En los Estados Unidos, cada año sucede un acontecimiento que sirve para saber por dónde respira eso tan manido, y tan útil para entendernos, que llamamos «la derecha». La derecha norteamericana y, cada vez más —globalismo obliga—, la derecha mundial. Si hay algo más omnipresente que la Coca-Cola y más similar de un lugar a otro que el refresco por antonomasia, eso es la política.
El evento en cuestión es la Conferencia de Acción Política Conservadora, la CPAC, organizada por la Unión Conservadora Estadounidense, la ACU, con el apoyo de empresas, instituciones privadas y think tanks. Un encuentro al que acuden ciudadanos de todos los rincones de los Estados Unidos y parte del extranjero, para asistir a talleres, escuchar charlas y, en la tierra del networking, conocer a comentaristas, activistas y políticos. Durante tres días que comienzan bien temprano con una misa para quien quiera participar, también son comunes las firmas de libros, las entregas de premios y las proyecciones de películas y documentales.
Si hay ediciones ineludibles, ésas son las de los años electorales, cuando todos los precandidatos republicanos que se mantienen en liza se afanan en participar como oradores. Y suelen ser varios, pues la reunión por lo general se celebra a finales del invierno, unos ocho meses antes de las elecciones. Con ellos, o detrás de ellos, la prensa. Incluida, por supuesto, la nada partidaria, en cuyas páginas es habitual leer crónicas sobre la CPAC equivalentes poco menos que a pasajes de un libro de viajes al infierno. Las de los años de la administración Trump no tienen precio.

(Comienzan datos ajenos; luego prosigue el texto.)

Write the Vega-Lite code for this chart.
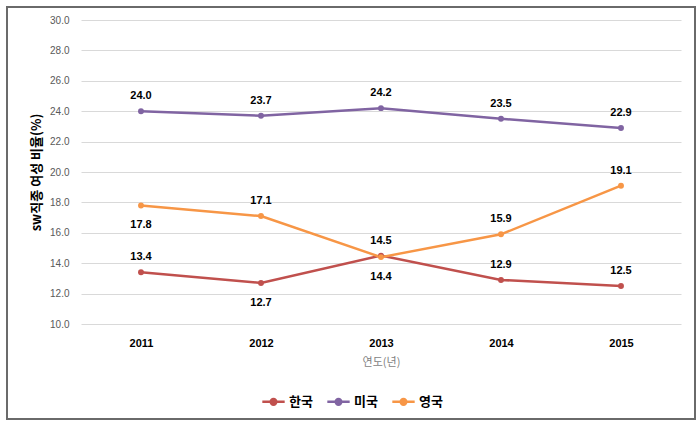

Son, de hecho, horas de impagable publicidad para la ACU, sin la que hubiese sido imposible su crecimiento de las últimas ediciones, paralelo a la reacción popular estadounidense.
Aunque en esos medios de comunicación suele atribuírsele la organización de la conferencia al Partido Republicano, desde su creación en 1973 ha sido un festival de la sociedad civil que, como en todo Occidente, sólo encuentra vías de expresión pacífica de esta naturaleza a un lado del eje manido que, obsoleto, aún nos sirve para entendernos.
En casi medio siglo, de Nixon a Biden, los Estados Unidos son otro país en apariencia, pero la misma nación en esencia. Desde el 73, cada edición ha reflejado los cambios de la sociedad, al tiempo que la ha reunido en torno a unas ideas invariables, casi siempre en Washington o alrededores y, a veces, lejos de la capital. Este año de elecciones legislativas y estatales, primero en Orlando, hasta donde Vox envió una nutrida representación española y, el próximo mes de agosto, en Dallas.
La creciente repercusión de la CPAC, impulsada por los años de Trump y el hartazgo de la gente corriente, la llevará de la itinerancia local a la expansión internacional cuando el próximo miércoles se inaugure la edición europea en Budapest, que durante tres días reunirá a Viktor Orbán, que estrena su cuarto mandato como Jefe de Gobierno húngaro, Eduardo Bolsonaro, hijo del presidente de Brasil y senador más votado de la historia del país, Václav Klaus, expresidente checo, Candace Owens, la activista más influyente de los Estados Unidos, o Santiago Abascal.
Más tarde, en septiembre, la conferencia se celebrará en Iberoamérica. La cuarta del año será en Ciudad de México y supondrá un hito en este tipo de eventos en la región, para apoyar las relaciones entre los dos países más poblados de Norteamérica y, en palabras de su promotor, el intérprete Eduardo Verástegui, «construir alianzas entre los defensores de la libertad en todo el hemisferio».
Como es el caso de la versión original, las replicas europea e hispana de la Conferencia de Acción Política Conservadora estarán llamadas a celebrarse de manera periódica, si sus primeras ediciones tienen una repercusión y un poder de convocatoria comparables al de su hermana mayor. Pronto, tal vez, en España, con permiso de la autoridad y si el tiempo no lo impide.